Становление и развитие институционального направления в экономической науке (У.К. Митчелл)

Уэсли Клэр Митчелл представляет уже следующее поколение институционалистов, основным предметом его анализа были экономические циклы. Самая известная его работа — «Экономические циклы» — вышла в 1913 г. Среди экономических институтов Митчелл особо выделял деньги и искусство их тра­тить. О значении Митчелла говорит и тот факт, что его среди всех институцио­налистов Шумпетер выделял как наиболее интересного и талантливого. По его мнению, Митчелл стремился расширить границы экономической науки и вклю­чить экономическую социологию в качестве объекта анализа. Митчелл из всех институционалистов был наиболее близок идеям Веблена, поскольку учился у него в университете Чикаго. Его многие незаслуженно считают ученым исклю­чительно эмпирической направленности, игнорируя его вклад в теорию институциональной экономики. Это мнение базируется, как правило, на скептицизме к ценности институциональной теории вообще. Но в действительности никто не сделал больше Митчелла для проведения институциональной концепции в обо­сновании масштабных статистических исследований. Он считал, что адекватное понимание экономической системы начнется с введения в экономический ана­лиз социальной психологии вместо принятой классической модели человеческо­го поведения и с разработки эволюционного подхода. Человеческую природу он изучал в развитии ее двух сторон: неизменных природных форм и меняющегося культурного содержания. Митчелл искал ответ на вопрос, как в процессе куму­лятивных изменений создается культура, если учитывать, что для этого процесса важно содержание повседневной деятельности человека.
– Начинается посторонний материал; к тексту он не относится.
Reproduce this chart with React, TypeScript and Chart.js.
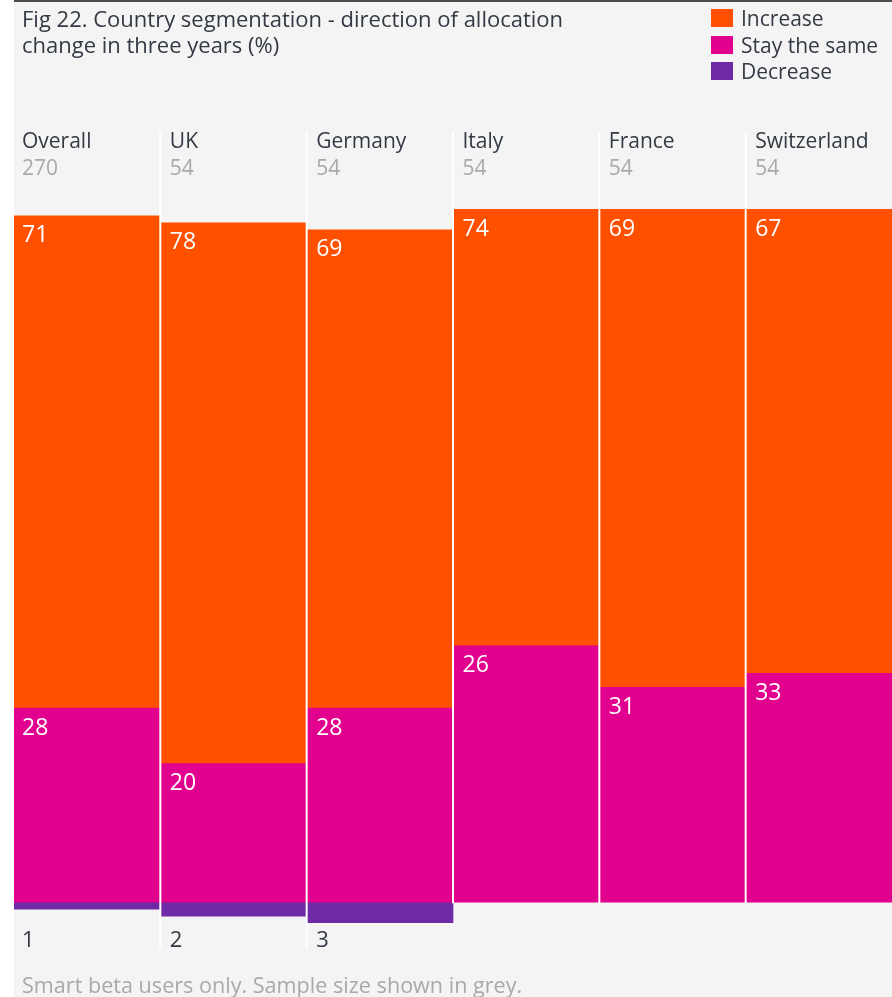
import React, { useEffect, useRef } from "react";
import { Chart, registerables } from "chart.js";
Chart.register(...registerables);

const categories = ["Overall", "UK", "Germany", "Italy", "France", "Switzerland"];
const sampleSizes = ["270", "54", "54", "54", "54", "54"];
// Printed values
const increaseLabels = [71, 78, 69, 74, 69, 67];
const stayLabels = [28, 20, 28, 26, 31, 33];
const decrease = [1, 2, 3, 0, 0, 0];
// Segment heights as drawn in the reference (Italy's split is drawn at ~63/37)
const increase = [71, 78, 69, 63, 69, 67];
const stay = [28, 20, 28, 37, 31, 33];

const seriesNames = ["Increase", "Stay the same", "Decrease"];
const COLORS = { increase: "#ff5000", stay: "#e2008e", decrease: "#6f2aa6" };
const FONT = '"Open Sans", "Liberation Sans", Arial, sans-serif';
const BG = "#f4f4f4";
const DARK = "#333a44";
const GREY = "#a9a9a9";

const decoPlugin = {
  id: "deco",
  beforeDraw(chart: any) {
    const { ctx, width, height } = chart;
    ctx.save();
    ctx.fillStyle = "#ffffff";
    ctx.fillRect(0, 0, width, height);
    ctx.fillStyle = BG;
    ctx.fillRect(14, 0, width - 14, height);
    ctx.fillStyle = "#4a4a4a";
    ctx.fillRect(14, 0, width - 14, 2);
    ctx.restore();
  },
  afterDatasetsDraw(chart: any) {
    const { ctx, chartArea, scales } = chart;
    const x = scales.x;
    const y = scales.y;
    const colW = chartArea.width / categories.length;
    ctx.save();
    ctx.textBaseline = "middle";
    ctx.textAlign = "left";
    categories.forEach((cat, i) => {
      const left = x.getPixelForValue(i) - colW / 2;
      const tx = left + (i === 0 ? 8 : 9.5);
      if (i > 0) {
        const bottom = decrease[i] > 0 ? 949 : y.getPixelForValue(0) + 1;
        ctx.fillStyle = "#ffffff";
        ctx.fillRect(left - 1, 131, 2, bottom - 131);
      }
      ctx.font = `21px ${FONT}`;
      ctx.fillStyle = DARK;
      ctx.fillText(cat, tx, 142);
      ctx.fillStyle = GREY;
      ctx.fillText(sampleSizes[i], tx, 169);
      ctx.font = `23px ${FONT}`;
      ctx.fillStyle = "#ffffff";
      const topInc = y.getPixelForValue(stay[i] + increase[i]);
      ctx.fillText(String(increaseLabels[i]), tx, topInc + 20);
      const topStay = y.getPixelForValue(stay[i]);
      ctx.fillText(String(stayLabels[i]), tx, topStay + 20);
      if (decrease[i] > 0) {
        ctx.fillStyle = DARK;
        ctx.font = `22px ${FONT}`;
        ctx.fillText(String(decrease[i]), tx, 941);
      }
    });
    ctx.restore();
  },
};

export default function App() {
  const ref = useRef<HTMLCanvasElement>(null);
  useEffect(() => {
    const chart = new Chart(ref.current!, {
      type: "bar",
      data: {
        labels: categories,
        datasets: [
          { label: seriesNames[1], data: stay, backgroundColor: COLORS.stay },
          { label: seriesNames[0], data: increase, backgroundColor: COLORS.increase },
          { label: seriesNames[2], data: decrease.map((v) => -v), backgroundColor: COLORS.decrease },
        ],
      },
      options: {
        animation: false,
        responsive: false,
        devicePixelRatio: 1,
        layout: { padding: { top: 209, bottom: 74, left: 14, right: 0 } },
        datasets: { bar: { barPercentage: 1, categoryPercentage: 1, borderWidth: 0 } },
        plugins: { legend: { display: false }, title: { display: false }, tooltip: { enabled: false } },
        scales: {
          x: { stacked: true, display: false },
          y: { stacked: true, display: false, min: -3, max: 100 },
        },
      },
      plugins: [decoPlugin],
    });
    return () => chart.destroy();
  }, []);

  const legend = [
    { name: seriesNames[0], color: COLORS.increase, top: 9 },
    { name: seriesNames[1], color: COLORS.stay, top: 36 },
    { name: seriesNames[2], color: COLORS.decrease, top: 62 },
  ];

  return (
    <div style={{ position: "fixed", left: 0, top: 0, width: 892, height: 997, fontFamily: FONT }}>
      <canvas ref={ref} width={892} height={997} style={{ position: "absolute", left: 0, top: 0 }} />
      <div style={{ position: "absolute", left: 22, top: 5, fontSize: 22, lineHeight: "26px", color: DARK, width: 640, whiteSpace: "nowrap" }}>
        Fig 22. Country segmentation - direction of allocation
        <br />
        change in three years (%)
      </div>
      {legend.map((l) => (
        <div key={l.name} style={{ position: "absolute", left: 711, top: l.top, height: 18, display: "flex", alignItems: "center" }}>
          <div style={{ width: 22, height: 18, background: l.color }} />
          <div style={{ marginLeft: 8, fontSize: 21, color: DARK, lineHeight: "18px", whiteSpace: "nowrap" }}>{l.name}</div>
        </div>
      ))}
      <div style={{ position: "absolute", left: 22, top: 972, fontSize: 21.6, lineHeight: "26px", color: GREY, whiteSpace: "nowrap" }}>
        Smart beta users only. Sample size shown in grey.
      </div>
    </div>
  );
}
Митчелл придерживался любопытного мнения, что экономика играет самую главную роль в жизни людей, поскольку на нее человечество тратит больше всего времени и энергии. От того, как доминирующие виды деятельности формируют привычки мышления, зависит то, чем человек интересуется, в чем хочет иметь интерес. Именно благодаря тому, что экономическая деятельность постоянно участвует в формировании человеческих привычек мышления и действия, ее можно считать ключевым моментом в образовании всей культуры. Эти социальные привычки — продукт деятельности интеллекта по нахождению материальных средств удовлетворения потребностей — проявляются, по мнению Митчелла, как институты. Вслед за Вебленом он связывал с институтами такое человеческое поведение, которое основано на внутренних инстинктах и стандартизировано по социальным привычкам. По его убеждению, хотя институты в каждой культуре подвержены постоянной эволюции, институциональные аспекты человеческой природы меняются мало. Правовые, политические, социальные, моральные институты являются продуктом интеллекта, чья функция заключена в решении экономических проблем, а именно поиска материальных средств для удовлетворения желаний. Но по мере развития и достижения независимых внутренних механизмов функционирования, институты начинают воздействовать на саму экономику. Митчелл не видит в таких процессах никакой целенаправленной со­знательной деятельности. Все они определяются практическими требованиями жизни, которые ставятся не людьми, хотя решаются ими. Экономические ин­ституты неразрывно привязывают к себе все иные типы институтов, поскольку обладают оптимальной способностью соотносить средства и цели. Причем такая способность создается не в форме целенаправленной отвлеченной мыслительной активности, а как своего рода побочное обстоятельство при осуществлении жизненных практических нужд. От того, каким образом доминирующие виды деятельности формируют человеческие привычки мышления, зависит то, чем человек интересуется, с чем связывает жизненные цели. В то же время Митчелл поддерживал бихевиористскую психологию и отвергал мнение Веблена, что институты не подвержены объективному анализу. Он настаивал на том, что только объективные данные позволяют использовать количественные и статистические методы обобщения. Такие методы дают возможность объяснить бизнес-циклы, которые являются важнейшими закономерностями современной экономиче­ской системы.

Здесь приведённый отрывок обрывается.